[GRASSLIST:7911] Re: Hutchinson's Adaptive Alogrithm for sound DEMs?

Brent Wood b.wood at niwa.co.nz
Mon Aug 15 16:39:26 EDT 2005


On Mon, 15 Aug 2005, Dylan Beaudette wrote:

> On Sunday 14 August 2005 09:42 pm, Brent Wood wrote:
> [snip]
> > (Even though lakes & rivers for breaklines do not really happen on the
> > seabed where I do most of my modelling :-)
> >
> > I'd like to make more use of GRASS for this, but have found it slow &
> > cumbersome to the point of being unuseable when compared with GMT for
> > generating DEM's from point data (say 20 million points).
>
> Brent how does the gridding procedure in GMT compare to v.surf.rst ? is speed
> being gained over loss in accuracy or flexibility?

Um. A few notes.

GMT supports blockmean/blockmedian/blockmode for pre-processing lists of
XYZ points to "fit" the grid before trying to grid the data. This can
dramatically reduce the number of points to grid.

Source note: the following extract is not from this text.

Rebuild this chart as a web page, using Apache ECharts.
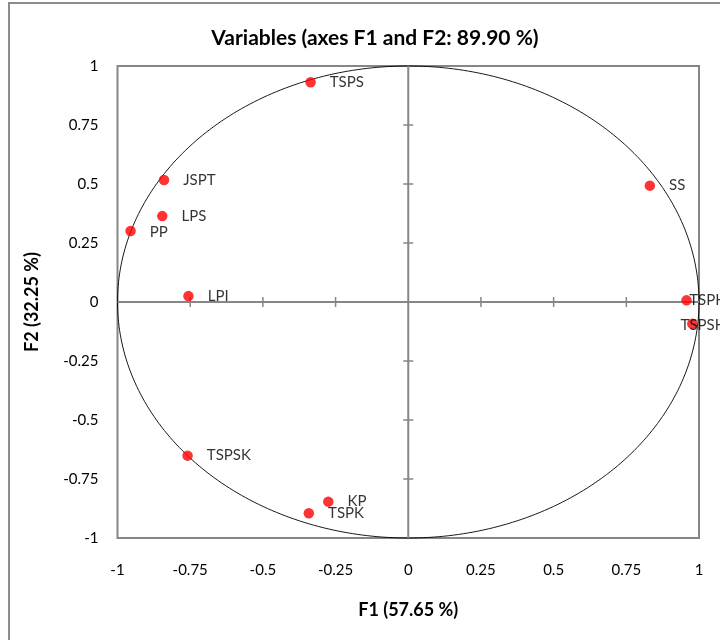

For some of my work with commercial fishing catch/effort data, generating
a grid based on the sum of values per grid cell is useful, and can be done
with blockmean (a parameter prevents dividing sum by count in the output.
Very useful :-)


GMT uses "surface" (& a couple of other commands as well, but I find this
works for me. I may need to tweak the tension parameter depending on my
data, but around 0.7 usually seems close)

 see:
http://gmt.soest.hawaii.edu/gmt/doc/html/surface.html
http://gmt.soest.hawaii.edu/gmt/doc/html/GMT_Docs/node111.html#15221

Given the code is available, it may be feasible to port surface/blockmean
etc to GRASS? Need to ask a programmer :-)


FWIW I also got very robust & fast results using the minc (minimum-curvature)
command of the commercial GIS package Genamap. It was an implementation of
the algorithm described in:
Webring, M., 1981, MINC: A gridding program based on minimum curvature: U.
S. Geological Survey Open-File report 81-1224.

As I now only use OS tools, I don't have access to this any more :-)

>
> > If anyone has any ideas on how to address this & tweak performance I'd be
> > grateful, or if there is any specific info I can provide to help in this
> > area?
>
> there are some nice papers on tweaking the parameters for v.surf.rst and its
> kin in the recent GRASS 2002 conference proceedings [1].
>
> > A sort of "howto create a Spearfish-like DEM from raw point data" ??
>
> Again, one of Helena's papers talks about how to do this, and can be found on
> her website [2] (i have the relevant PDF if you would like it, but i
> originally found it here).

Yep. I have these, but still had problems with performance. One of the
issues was that generating a GRASS vector (point) dataset with all the
source data was slow & cumbersome, with the indices occupying much more
space than the data. I did get some suggestions from this list over that,
basically saying yes, that's it right now... so I stuck with GMT. I have
imported the GMT grids into GRASS to use with Nviz, with limited success,
the limits probably more due to the amount of time I spent than GRASS
itself.

(To be fair I must point out that I have basically dabbled in GRASS over
the years, rather than used it in earnest. My data is generally vector
based & GRASS has not always been an effective vector GIS. I do plan to
revisit GRASS/PostGIS/QGIS/R again.... But as GMT has worked well, with
GDAL/OGR etc, GRASS has not been a priority for me. Maybe when time
permits, sigh... :-)

>
> 1. http://www.ing.unitn.it/~grass/conferences/GRASS2002/proceedings/home.html
> 2. http://skagit.meas.ncsu.edu/~helena/gmslab/index.html
>


Thanks for the suggestions. DEM generation is an area of ongoing interest
& GRASS is _almost_ a useful tool for me in this. I'd love to see it
improved and become the DEM generating standard.